For me, I was just a sophomore in high school, 2002. It was the day before Thanksgiving, snowing, and my mother took me along with her while she did some early Christmas shopping. I'd been playing guitar for about a year at that point, and I insisted we go to Guitar Center, since it was nearby the mall. I didn't know much about guitars at the time, but I'd recently worked out "House of the Rising Sun" on my Squier Strat, and I loved going to GC and looking at all the awesome instruments there. That was the day I saw my first Gretsch.

It was a New Jet--G6114, and it was like nothing I'd ever seen: cherry red flame maple, with a trapeze tailpiece, two wacky looking pickups, hump-block inlays, and a big headstock with a horseshoe on it. Best of all it was at ground level, so I could pick it up, plug it in, and hear what "House of the Rising Sun" sounded like on it. Holy Shit, if it sounded even better than it looked! I must have sat there strumming the Animals and the couple Beatles tunes I knew for an hour, but it felt like five minutes when my mom told me we had to leave the store and get home. I reluctantly put the guitar back on the stand, noting the $1400 price tag on it.

Now there are plenty of inspirational stories of 15-year-old kids saving up $1400 to buy their dream guitars, or whatever other widgets 15-year-olds aspire to. This is not that story.

Being a resourceful--if not frugal--lad, I knew that the internet was free, and contained multitudes. I had to find out everything I could about that guitar, and before long I was here. It took me a few google searches to work out that spelling: G-R-E...what the hell is a T doing in there? It was here I learned that my guitar hero George Harrison had played that very model of guitar (for a 15-year-old, any "Jet" was close enough), and indeed my masterpiece "House of the Rising Sun" was recorded with a different Gretsch!

I devoured this site, and luckily I had a whole long weekend to do it. At the time, the site history went back into the 90s, and I must have read every thread here. I learned about Jets, Falcons, Tennesseeans, Chet, George, Duane, Telecasters, amps, pomade.

It took me a few months to work up the courage to post anything here, but when I did I was treated like one of the guys, not just some high-school dork. I got to talk to rock stars like Elliott Easton, and even to Deed Eddy, who was just as sweet as can be.
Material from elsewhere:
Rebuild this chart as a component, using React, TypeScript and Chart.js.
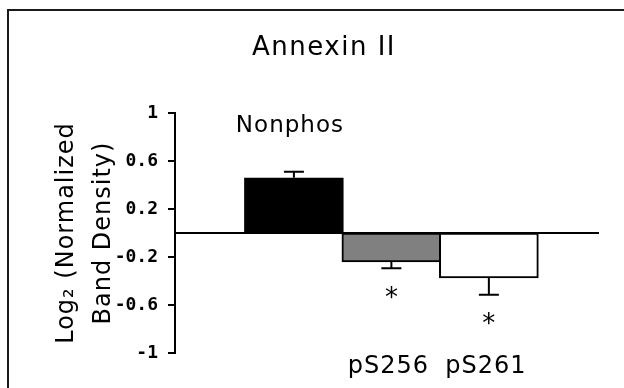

Nobody discouraged me from saving up for that Jet, but the resounding advice from these people who knew so much was to save up for a decent amp first, the cool guitar could come later.

I followed that advice, buying first a Vox modeling amp, then eventually a Peavey Classic 30. A real tube amp. Before long, regular high school stuff like going out with friends, and then girls took control of my funds, and I never got that New Jet. I got a Les Paul Special for about a third of the price, but I still hung around here, because the people were awesome, and nobody treated me any different for not having a Gretsch. It would be 7 more years, high school, college, and beyond.

By a weird policy of the University of Texas graduate student payroll, I received a check in July 2010 that was twice my normal monthly stipend. After making sure it wasn't some bank error, I spent that whole paycheck on my 6120.

9

Like Joe C says “Every guitar has a Story.” And as it seems, all of us have our own GDP stories. Glad you shared, Otter. I do remember we referred to you as “kid” for a while. I’m glad you stuck around with us old guys.

10

There were some other "kids" here at one point or another, I remember fondly conversations with Jayce and Pseudo Man. Who was that guy with the cool Ford Falcon?

11

I wonder what we do to run them off. Do we smell like a nursing home or something?

12

Got a Harrison-spec Gent before anyone(including me) on this side of the pond knew who he was. Still have it and 5 more various types,plus another 4 that got away. Still love'em all!